▶ Supplied information
[start]

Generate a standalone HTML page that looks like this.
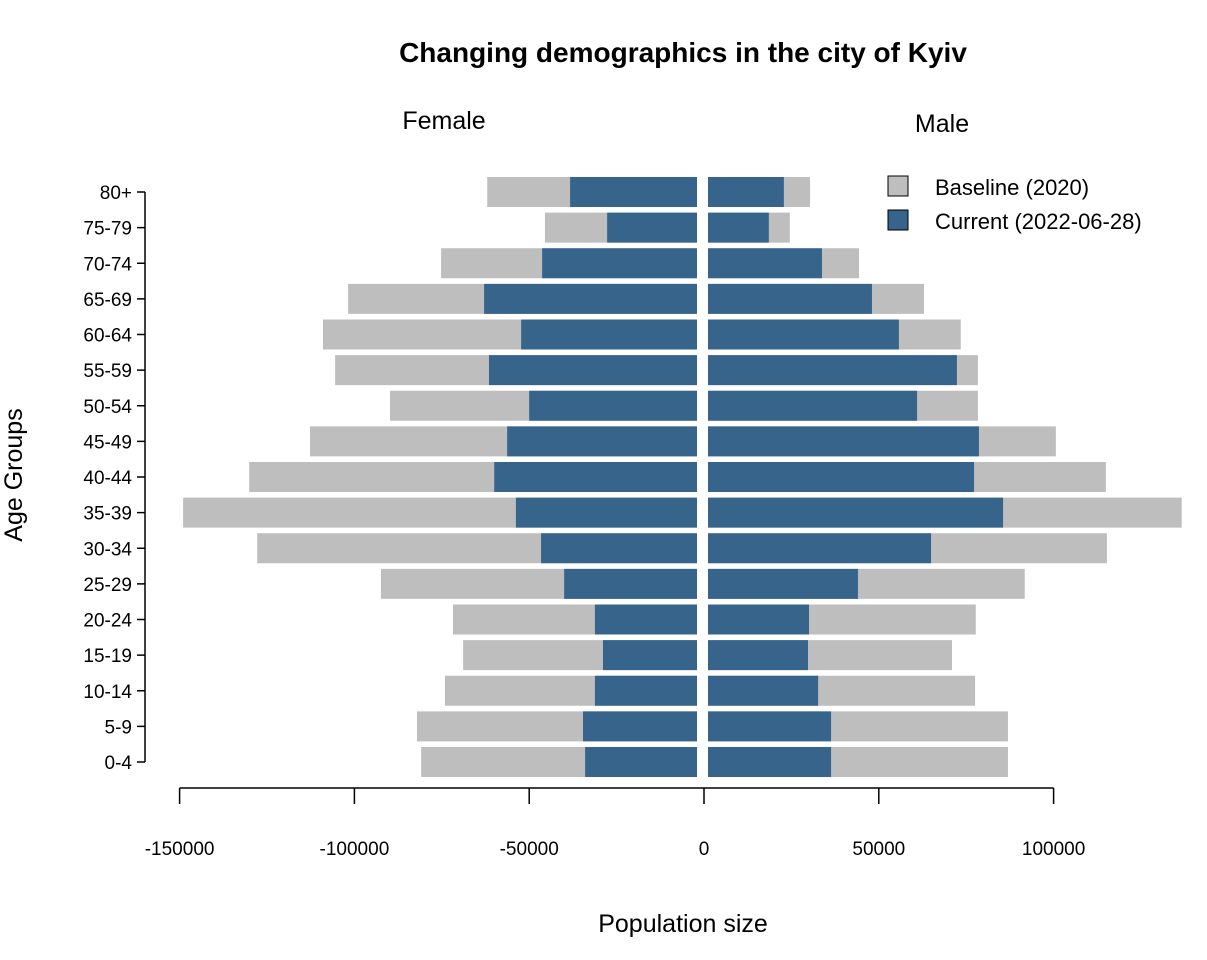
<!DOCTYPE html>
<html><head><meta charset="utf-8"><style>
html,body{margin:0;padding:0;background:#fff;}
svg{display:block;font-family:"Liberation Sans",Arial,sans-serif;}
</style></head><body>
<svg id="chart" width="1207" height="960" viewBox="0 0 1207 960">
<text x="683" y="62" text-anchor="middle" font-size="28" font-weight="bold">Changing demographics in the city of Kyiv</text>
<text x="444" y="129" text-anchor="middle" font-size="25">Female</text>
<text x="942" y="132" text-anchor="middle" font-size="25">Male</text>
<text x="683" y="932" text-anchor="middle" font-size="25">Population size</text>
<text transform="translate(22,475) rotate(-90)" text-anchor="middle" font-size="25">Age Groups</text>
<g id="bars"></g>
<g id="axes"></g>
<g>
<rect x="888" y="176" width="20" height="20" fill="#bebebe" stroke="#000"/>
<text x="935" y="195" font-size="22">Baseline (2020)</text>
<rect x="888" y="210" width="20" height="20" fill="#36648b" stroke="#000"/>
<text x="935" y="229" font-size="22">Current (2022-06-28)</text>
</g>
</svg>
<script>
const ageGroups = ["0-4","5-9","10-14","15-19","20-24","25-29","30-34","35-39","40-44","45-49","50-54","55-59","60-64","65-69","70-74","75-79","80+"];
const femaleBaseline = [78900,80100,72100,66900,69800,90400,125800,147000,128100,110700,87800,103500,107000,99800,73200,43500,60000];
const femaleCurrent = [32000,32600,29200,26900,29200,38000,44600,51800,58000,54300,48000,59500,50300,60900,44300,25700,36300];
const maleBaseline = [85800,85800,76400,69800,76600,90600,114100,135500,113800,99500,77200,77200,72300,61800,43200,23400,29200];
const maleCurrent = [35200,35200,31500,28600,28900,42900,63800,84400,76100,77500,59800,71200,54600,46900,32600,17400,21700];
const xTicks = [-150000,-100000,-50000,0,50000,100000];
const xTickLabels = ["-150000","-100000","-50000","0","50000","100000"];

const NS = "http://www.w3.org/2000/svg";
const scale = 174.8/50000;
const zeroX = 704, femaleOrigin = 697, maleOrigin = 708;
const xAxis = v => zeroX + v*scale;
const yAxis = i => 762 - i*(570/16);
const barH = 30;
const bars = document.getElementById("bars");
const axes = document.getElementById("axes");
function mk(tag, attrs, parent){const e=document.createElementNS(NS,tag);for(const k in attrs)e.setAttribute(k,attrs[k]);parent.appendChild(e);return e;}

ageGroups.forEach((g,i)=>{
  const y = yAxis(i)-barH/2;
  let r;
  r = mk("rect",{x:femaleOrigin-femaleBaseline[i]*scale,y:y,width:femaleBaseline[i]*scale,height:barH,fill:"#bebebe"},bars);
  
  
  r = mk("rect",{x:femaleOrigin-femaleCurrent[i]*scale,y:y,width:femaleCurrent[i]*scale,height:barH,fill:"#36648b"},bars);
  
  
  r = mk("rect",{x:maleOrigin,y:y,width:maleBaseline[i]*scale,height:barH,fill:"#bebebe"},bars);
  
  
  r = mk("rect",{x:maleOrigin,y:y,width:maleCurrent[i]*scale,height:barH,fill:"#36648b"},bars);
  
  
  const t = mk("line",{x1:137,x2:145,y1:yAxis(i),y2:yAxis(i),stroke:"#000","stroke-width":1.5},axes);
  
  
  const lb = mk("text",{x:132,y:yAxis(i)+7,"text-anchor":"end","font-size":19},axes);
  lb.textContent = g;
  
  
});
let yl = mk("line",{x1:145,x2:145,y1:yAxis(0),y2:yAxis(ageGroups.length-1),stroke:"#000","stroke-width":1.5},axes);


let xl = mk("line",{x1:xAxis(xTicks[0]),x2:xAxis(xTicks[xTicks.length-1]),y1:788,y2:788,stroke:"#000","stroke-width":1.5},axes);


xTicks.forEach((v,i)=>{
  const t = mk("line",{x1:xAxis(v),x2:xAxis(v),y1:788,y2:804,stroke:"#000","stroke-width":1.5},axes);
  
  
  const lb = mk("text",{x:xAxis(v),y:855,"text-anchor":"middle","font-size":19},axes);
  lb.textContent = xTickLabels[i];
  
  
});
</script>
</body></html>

[end]

▶ Problem
Reproduce the full listing above verbatim, with no pictures included.

▶ Response to this task
Generate a standalone HTML page that looks like this.
<!DOCTYPE html>
<html><head><meta charset="utf-8"><style>
html,body{margin:0;padding:0;background:#fff;}
svg{display:block;font-family:"Liberation Sans",Arial,sans-serif;}
</style></head><body>
<svg id="chart" width="1207" height="960" viewBox="0 0 1207 960">
<text x="683" y="62" text-anchor="middle" font-size="28" font-weight="bold">Changing demographics in the city of Kyiv</text>
<text x="444" y="129" text-anchor="middle" font-size="25">Female</text>
<text x="942" y="132" text-anchor="middle" font-size="25">Male</text>
<text x="683" y="932" text-anchor="middle" font-size="25">Population size</text>
<text transform="translate(22,475) rotate(-90)" text-anchor="middle" font-size="25">Age Groups</text>
<g id="bars"></g>
<g id="axes"></g>
<g>
<rect x="888" y="176" width="20" height="20" fill="#bebebe" stroke="#000"/>
<text x="935" y="195" font-size="22">Baseline (2020)</text>
<rect x="888" y="210" width="20" height="20" fill="#36648b" stroke="#000"/>
<text x="935" y="229" font-size="22">Current (2022-06-28)</text>
</g>
</svg>
<script>
const ageGroups = ["0-4","5-9","10-14","15-19","20-24","25-29","30-34","35-39","40-44","45-49","50-54","55-59","60-64","65-69","70-74","75-79","80+"];
const femaleBaseline = [78900,80100,72100,66900,69800,90400,125800,147000,128100,110700,87800,103500,107000,99800,73200,43500,60000];
const femaleCurrent = [32000,32600,29200,26900,29200,38000,44600,51800,58000,54300,48000,59500,50300,60900,44300,25700,36300];
const maleBaseline = [85800,85800,76400,69800,76600,90600,114100,135500,113800,99500,77200,77200,72300,61800,43200,23400,29200];
const maleCurrent = [35200,35200,31500,28600,28900,42900,63800,84400,76100,77500,59800,71200,54600,46900,32600,17400,21700];
const xTicks = [-150000,-100000,-50000,0,50000,100000];
const xTickLabels = ["-150000","-100000","-50000","0","50000","100000"];

const NS = "http://www.w3.org/2000/svg";
const scale = 174.8/50000;
const zeroX = 704, femaleOrigin = 697, maleOrigin = 708;
const xAxis = v => zeroX + v*scale;
const yAxis = i => 762 - i*(570/16);
const barH = 30;
const bars = document.getElementById("bars");
const axes = document.getElementById("axes");
function mk(tag, attrs, parent){const e=document.createElementNS(NS,tag);for(const k in attrs)e.setAttribute(k,attrs[k]);parent.appendChild(e);return e;}

ageGroups.forEach((g,i)=>{
  const y = yAxis(i)-barH/2;
  let r;
  r = mk("rect",{x:femaleOrigin-femaleBaseline[i]*scale,y:y,width:femaleBaseline[i]*scale,height:barH,fill:"#bebebe"},bars);
  
  
  r = mk("rect",{x:femaleOrigin-femaleCurrent[i]*scale,y:y,width:femaleCurrent[i]*scale,height:barH,fill:"#36648b"},bars);
  
  
  r = mk("rect",{x:maleOrigin,y:y,width:maleBaseline[i]*scale,height:barH,fill:"#bebebe"},bars);
  
  
  r = mk("rect",{x:maleOrigin,y:y,width:maleCurrent[i]*scale,height:barH,fill:"#36648b"},bars);
  
  
  const t = mk("line",{x1:137,x2:145,y1:yAxis(i),y2:yAxis(i),stroke:"#000","stroke-width":1.5},axes);
  
  
  const lb = mk("text",{x:132,y:yAxis(i)+7,"text-anchor":"end","font-size":19},axes);
  lb.textContent = g;
  
  
});
let yl = mk("line",{x1:145,x2:145,y1:yAxis(0),y2:yAxis(ageGroups.length-1),stroke:"#000","stroke-width":1.5},axes);


let xl = mk("line",{x1:xAxis(xTicks[0]),x2:xAxis(xTicks[xTicks.length-1]),y1:788,y2:788,stroke:"#000","stroke-width":1.5},axes);


xTicks.forEach((v,i)=>{
  const t = mk("line",{x1:xAxis(v),x2:xAxis(v),y1:788,y2:804,stroke:"#000","stroke-width":1.5},axes);
  
  
  const lb = mk("text",{x:xAxis(v),y:855,"text-anchor":"middle","font-size":19},axes);
  lb.textContent = xTickLabels[i];
  
  
});
</script>
</body></html>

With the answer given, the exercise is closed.